Records from a data source:
-- Start --
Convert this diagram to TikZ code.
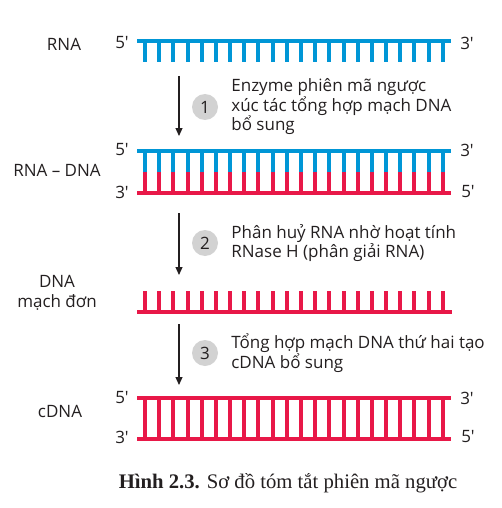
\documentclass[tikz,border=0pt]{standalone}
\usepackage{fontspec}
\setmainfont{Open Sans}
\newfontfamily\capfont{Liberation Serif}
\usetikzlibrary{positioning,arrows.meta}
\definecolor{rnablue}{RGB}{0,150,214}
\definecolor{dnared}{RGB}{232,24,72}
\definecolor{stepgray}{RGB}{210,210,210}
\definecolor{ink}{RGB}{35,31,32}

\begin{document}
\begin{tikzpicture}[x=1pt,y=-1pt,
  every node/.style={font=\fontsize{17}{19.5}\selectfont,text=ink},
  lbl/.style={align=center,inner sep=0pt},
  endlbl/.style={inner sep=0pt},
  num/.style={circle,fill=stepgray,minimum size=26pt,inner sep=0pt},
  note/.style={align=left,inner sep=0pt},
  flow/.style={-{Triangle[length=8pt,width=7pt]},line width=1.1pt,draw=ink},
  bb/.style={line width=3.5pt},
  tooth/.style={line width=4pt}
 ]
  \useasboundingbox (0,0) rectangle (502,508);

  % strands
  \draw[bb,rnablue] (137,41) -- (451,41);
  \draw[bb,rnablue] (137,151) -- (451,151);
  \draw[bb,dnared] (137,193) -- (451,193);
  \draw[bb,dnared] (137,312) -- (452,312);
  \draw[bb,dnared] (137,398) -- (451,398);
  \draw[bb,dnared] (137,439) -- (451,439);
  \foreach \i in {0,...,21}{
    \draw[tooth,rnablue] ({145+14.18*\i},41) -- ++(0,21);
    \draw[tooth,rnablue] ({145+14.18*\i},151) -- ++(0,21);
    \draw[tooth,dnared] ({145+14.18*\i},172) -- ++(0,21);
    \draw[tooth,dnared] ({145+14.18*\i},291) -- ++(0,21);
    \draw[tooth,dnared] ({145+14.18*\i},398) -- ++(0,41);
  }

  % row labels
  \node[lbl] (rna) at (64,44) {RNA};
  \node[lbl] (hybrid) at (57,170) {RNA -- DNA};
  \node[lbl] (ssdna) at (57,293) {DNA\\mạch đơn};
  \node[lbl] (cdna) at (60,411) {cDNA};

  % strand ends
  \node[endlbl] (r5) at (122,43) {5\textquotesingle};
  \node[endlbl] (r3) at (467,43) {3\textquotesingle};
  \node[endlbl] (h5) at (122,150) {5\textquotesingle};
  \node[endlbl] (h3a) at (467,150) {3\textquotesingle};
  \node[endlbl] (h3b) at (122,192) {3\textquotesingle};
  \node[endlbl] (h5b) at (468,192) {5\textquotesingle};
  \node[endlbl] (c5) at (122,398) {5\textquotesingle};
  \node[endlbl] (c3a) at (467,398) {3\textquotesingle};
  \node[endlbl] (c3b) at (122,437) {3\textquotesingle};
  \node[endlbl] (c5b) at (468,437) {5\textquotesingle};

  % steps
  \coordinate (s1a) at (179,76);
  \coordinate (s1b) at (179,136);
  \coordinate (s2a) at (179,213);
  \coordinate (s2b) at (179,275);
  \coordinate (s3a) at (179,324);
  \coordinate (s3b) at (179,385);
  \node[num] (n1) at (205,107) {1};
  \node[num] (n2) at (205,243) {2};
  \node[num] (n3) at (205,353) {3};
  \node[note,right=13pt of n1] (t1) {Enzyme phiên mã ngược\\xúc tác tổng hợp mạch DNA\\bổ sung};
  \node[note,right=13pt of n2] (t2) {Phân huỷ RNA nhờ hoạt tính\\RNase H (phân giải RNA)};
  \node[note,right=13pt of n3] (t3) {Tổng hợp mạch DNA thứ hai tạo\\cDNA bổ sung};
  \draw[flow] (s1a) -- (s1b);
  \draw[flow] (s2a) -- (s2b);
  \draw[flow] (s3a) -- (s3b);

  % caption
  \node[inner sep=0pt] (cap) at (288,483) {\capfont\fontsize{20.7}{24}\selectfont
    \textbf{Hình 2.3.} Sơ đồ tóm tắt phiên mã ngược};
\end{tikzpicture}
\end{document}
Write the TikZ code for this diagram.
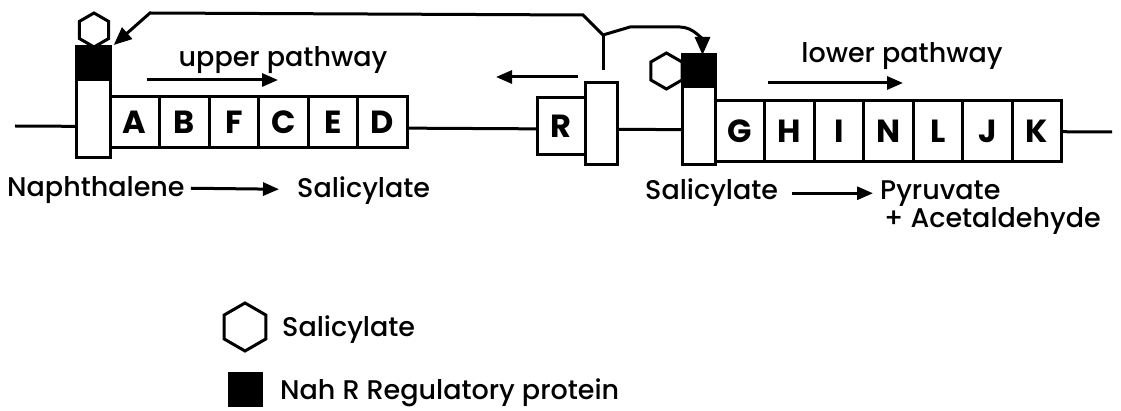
-- End --
WHAT THE EXERCISE ASKS:
Give the number of lines in the records that contain the string "this", with no other output.

THE RESULT:
2